Abstract

Ushered into the international development arena around the turn of this century by the German economist Inge Kaul, the concept of a global public good was an abstruse and surprising hit. Variations on it have found their way into most donor countries’ aid policy narratives. Kaul herself has long argued that international development assistance should not be used for the production of global public goods. Nevertheless, donor agencies have thoroughly appropriated the concept. In this paper, I do two things. First, I argue that the concept of a global public good has generally been used in an unduly restricted and self-serving way in aid policy narratives, as a euphemism for ‘solutions to transboundary problems of particular concern to donor countries’. I further argue that it might be deployed to greater effect were it linked more specifically to concrete, realistic global public policy commitments aimed at eliminating certain of the world’s ‘bads’—by, in effect, declaring them public enemies. I stress that global public policy commitments need not always yield net benefits for all. Some, morally based, might benefit only defined groups, as in the case of a global refugee resettlement regime. All such commitments, however, have in common a ‘whatever it takes’ character and credible means of implementation.
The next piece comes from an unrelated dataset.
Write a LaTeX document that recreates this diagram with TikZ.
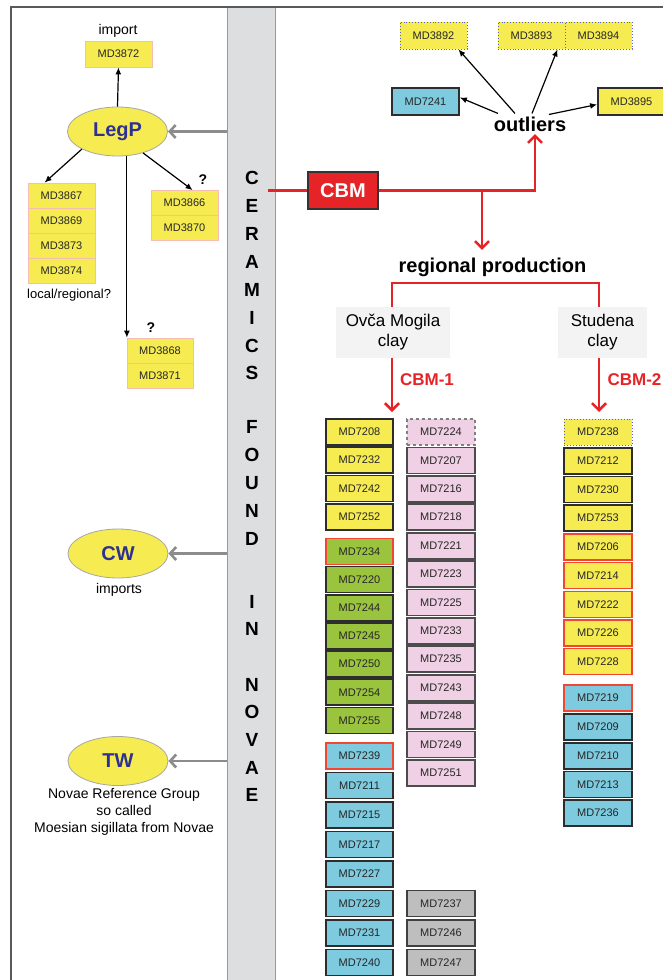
\documentclass[tikz,border=0pt]{standalone}
\usepackage{fontspec}
\setmainfont{Liberation Sans}
\usetikzlibrary{arrows.meta,shapes.geometric,calc}
\definecolor{myyellow}{RGB}{246,236,82}
\definecolor{mypink}{RGB}{240,208,228}
\definecolor{mygreen}{RGB}{155,196,62}
\definecolor{myblue}{RGB}{126,202,222}
\definecolor{mygray}{RGB}{190,190,190}
\definecolor{stripgray}{RGB}{221,222,224}
\definecolor{myred}{RGB}{230,36,40}
\definecolor{navy}{RGB}{46,49,146}
\definecolor{darkline}{RGB}{45,45,45}
\definecolor{pinkline}{RGB}{245,190,180}
\definecolor{redborder}{RGB}{240,70,50}
\definecolor{dotblue}{RGB}{90,100,200}
\definecolor{framegray}{RGB}{90,90,90}
\definecolor{arrowgray}{RGB}{140,140,140}
\definecolor{clayfill}{RGB}{243,243,243}
\begin{document}
\begin{tikzpicture}[x=1pt,y=-1pt]
\tikzset{
  md/.style={rectangle, minimum width=67pt, minimum height=26pt, inner sep=0pt,
    font=\fontsize{11}{13}\selectfont, text=black!85},
  ybox/.style={md, fill=myyellow},
  gbox/.style={md, fill=mygreen},
  bbox/.style={md, fill=myblue},
  pbox/.style={md, fill=mypink, minimum width=68pt, draw=black!70, line width=1.8pt},
  graybox/.style={md, fill=mygray, minimum width=68pt, draw=black!75, line width=1.8pt},
  dk/.style={draw=darkline, line width=1.8pt},
  rb/.style={draw=redborder, line width=1.4pt},
  pk/.style={draw=pinkline, line width=0.8pt},
  dotb/.style={draw=dotblue, dotted, line width=0.9pt},
  dsh/.style={draw=gray, dashed, line width=1.2pt},
  ell/.style={ellipse, fill=myyellow, draw=gray!70, line width=0.8pt,
    minimum width=100pt, minimum height=49pt, inner sep=0pt,
    font=\bfseries\fontsize{20}{22}\selectfont, text=navy},
  stripletter/.style={inner sep=0pt, font=\bfseries\fontsize{19}{20}\selectfont},
  lbl/.style={inner sep=0pt, font=\fontsize{14}{17}\selectfont, align=center},
  qm/.style={inner sep=0pt, font=\bfseries\fontsize{14}{16}\selectfont},
  blkarr/.style={draw=black, line width=1.2pt, -{Latex[length=7pt,width=6pt]}},
  grayarr/.style={draw=arrowgray, line width=2.6pt, -{Straight Barb[length=6pt,width=13pt]}},
  redl/.style={draw=myred, line width=2.6pt},
  redarr/.style={redl, -{Straight Barb[length=7pt,width=14pt]}},
  clay/.style={rectangle, fill=clayfill, minimum width=114pt, minimum height=51pt,
    inner sep=0pt, align=center, font=\fontsize{17}{20}\selectfont},
  cbmlab/.style={inner sep=0pt, text=myred, font=\bfseries\fontsize{17}{19}\selectfont},
}
\useasboundingbox (0,0) rectangle (662,980);
\fill[white] (0,0) rectangle (662,980);

% strip
\node[fill=stripgray, draw=gray!80, line width=1pt, minimum width=48pt,
  minimum height=1000pt, inner sep=0pt, anchor=north] (strip) at (251,7) {};
\foreach \l/\yy [count=\i] in {C/178,E/206,R/234,A/262,M/290,I/318,C/346,S/373,
  F/427,O/455,U/483,N/511,D/539,I/602,N/629,N/685,O/712,V/740,A/768,E/795}
  \node[stripletter] (L\i) at (252,\yy) {\l};

% frame
\draw[framegray, line width=1.5pt] (11,7) rectangle (720,1020);

% LegP group
\node[lbl] (imp) at (118,31) {import};
\node[ybox,pk] (b3872) at (118.5,54) {MD3872};
\node[ell] (legp) at (117.5,131.5) {LegP};
\node[ybox,pk,minimum height=25pt] (b3867) at (61.5,195.5) {MD3867};
\node[ybox,pk,minimum height=25pt] (b3869) at (61.5,220.5) {MD3869};
\node[ybox,pk,minimum height=25pt] (b3873) at (61.5,245.5) {MD3873};
\node[ybox,pk,minimum height=25pt] (b3874) at (61.5,270.5) {MD3874};
\node[inner sep=0pt, anchor=west, font=\fontsize{13}{15}\selectfont] (locreg) at (27,295) {local/regional?};
\node[ybox,pk,minimum height=25pt] (b3866) at (184.5,203) {MD3866};
\node[ybox,pk,minimum height=25pt] (b3870) at (184.5,228) {MD3870};
\node[qm] (q1) at (203,180) {?};
\node[ybox,pk,minimum height=25pt,minimum width=66pt] (b3868) at (160,350.5) {MD3868};
\node[ybox,pk,minimum height=25pt,minimum width=66pt] (b3871) at (160,375.5) {MD3871};
\node[qm] (q2) at (151,328) {?};

\draw[blkarr] (legp.north) -- (b3872.south);
\draw[blkarr] (legp.south west) -- ([xshift=17pt]b3867.north west);
\draw[blkarr] (legp.-40) -- ([xshift=42pt]b3866.north west);
\draw[blkarr] (legp.-69) -- (legp.-69 |- b3868.north);
\draw[grayarr] (strip.west |- legp.east) -- (legp.east);

% CW, TW
\node[ell] (cw) at (118,553.5) {CW};
\node[lbl] (cwl) at (119,590) {imports};
\draw[grayarr] (strip.west |- cw.east) -- (cw.east);
\node[ell] (tw) at (118,761) {TW};
\node[lbl] (twl) at (124,812) {Novae Reference Group\\so called\\Moesian sigillata from Novae};
\draw[grayarr] (strip.west |- tw.east) -- (tw.east);

% outliers
\node[ybox,dotb,minimum height=27pt] (b3892) at (433.5,35.5) {MD3892};
\node[ybox,dotb,minimum height=27pt] (b3893) at (531.5,35.5) {MD3893};
\node[ybox,dotb,minimum height=27pt] (b3894) at (598.5,35.5) {MD3894};
\node[bbox,dk,minimum height=27pt] (b7241) at (425.5,101.5) {MD7241};
\node[ybox,dk,minimum height=27pt] (b3895) at (631.5,101.5) {MD3895};
\node[inner sep=0pt, font=\bfseries\fontsize{20}{22}\selectfont] (outl) at (530,124) {outliers};
\draw[blkarr] ([xshift=-15pt,yshift=3pt]outl.north) -- ([xshift=-9pt]b3892.south east);
\draw[blkarr] ([xshift=2pt,yshift=3pt]outl.north) -- ([xshift=-8pt]b3893.south east);
\draw[blkarr] ([xshift=-32pt,yshift=3pt]outl.north) -- ([yshift=4pt]b7241.east);
\draw[blkarr] ([xshift=19pt,yshift=2pt]outl.north) -- ([yshift=-3pt]b3895.west);

% CBM
\coordinate (cstart) at (268,190.5);
\node[rectangle, fill=myred, draw=black!80, line width=1.2pt, minimum width=70pt,
  minimum height=37pt, inner sep=0pt, text=white,
  font=\bfseries\fontsize{20}{22}\selectfont] (cbm) at (343,190.5) {CBM};
\draw[redl] (cstart) -- (cbm.west);
\draw[redarr] (cbm.east) -| ([xshift=5pt,yshift=-2.5pt]outl.south);
\coordinate (jn) at (482,190.5);
\node[inner sep=0pt, font=\bfseries\fontsize{20}{22}\selectfont] (regp) at (492.5,267.5) {regional production};
\draw[redarr] (jn) -- ($(regp.north -| jn)+(0,-8)$);

\node[clay] (ovca) at (393,332.5) {Ovča Mogila\\clay};
\node[clay, minimum width=89pt] (stud) at (602.5,332.5) {Studena\\clay};
\draw[redl] ([xshift=-1pt]ovca.north) -- ++(0,-24) -| ([xshift=-3.5pt]stud.north);
\coordinate (t1) at (392,412);
\coordinate (t2) at (599,412);
\draw[redarr] ([xshift=-1pt]ovca.south) -- (t1);
\draw[redarr] ([xshift=-3.5pt]stud.south) -- (t2);
\node[cbmlab] (cbm1) at (427,380) {CBM-1};
\node[cbmlab] (cbm2) at (634.5,380) {CBM-2};

% column A
\foreach \n/\yy in {7208/432,7232/460.2,7242/488.4,7252/516.6}
  \node[ybox,dk] (b\n) at (359.5,\yy) {MD\n};
\node[gbox,rb] (b7234) at (359.5,551.3) {MD7234};
\foreach \n/\yy in {7220/579.5,7244/607.7,7245/635.9,7250/664.1,7254/692.3,7255/720.5}
  \node[gbox,dk] (b\n) at (359.5,\yy) {MD\n};
\node[bbox,rb] (b7239) at (359.5,756) {MD7239};
\foreach \n/\yy in {7211/785.5,7215/815,7217/844.5,7227/874,7229/903.5,7231/933,7240/962.5}
  \node[bbox,dk] (b\n) at (359.5,\yy) {MD\n};

% column B
\node[md, fill=mypink, minimum width=68pt, dsh] (b7224) at (441,432) {MD7224};
\foreach \n/\yy in {7207/460.4,7216/488.8,7218/517.2,7221/545.6,7223/574,7225/602.4,
  7233/630.8,7235/659.2,7243/687.6,7248/716,7249/744.4,7251/772.8}
  \node[pbox] (b\n) at (441,\yy) {MD\n};
\foreach \n/\yy in {7237/903.5,7246/933,7247/962.5}
  \node[graybox] (b\n) at (441,\yy) {MD\n};

% column C
\node[ybox,dotb,minimum width=68pt] (b7238) at (598,432) {MD7238};
\foreach \n/\yy in {7212/460.7,7230/489.4,7253/518.1}
  \node[ybox,dk,minimum width=68pt] (b\n) at (598,\yy) {MD\n};
\foreach \n/\yy in {7206/546.8,7214/575.5,7222/604.2,7226/632.9,7228/661.6}
  \node[ybox,rb,minimum width=68pt] (b\n) at (598,\yy) {MD\n};
\node[bbox,rb,minimum width=68pt] (b7219) at (598,698) {MD7219};
\foreach \n/\yy in {7209/726.8,7210/755.6,7213/784.4,7236/813.2}
  \node[bbox,dk,minimum width=68pt] (b\n) at (598,\yy) {MD\n};
\end{tikzpicture}
\end{document}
Second, I here release, in an annex, the full transcript of an extended interview about the financing of global public goods that I conducted with Kaul in May 2015. This complements the material in the body of the paper because, while my own views about aid and global public goods do not completely accord with Kaul’s, particularly in relation to the use of aid to support the production of such goods, they were formed in part through reflection over a period of time on our 2015 discussion.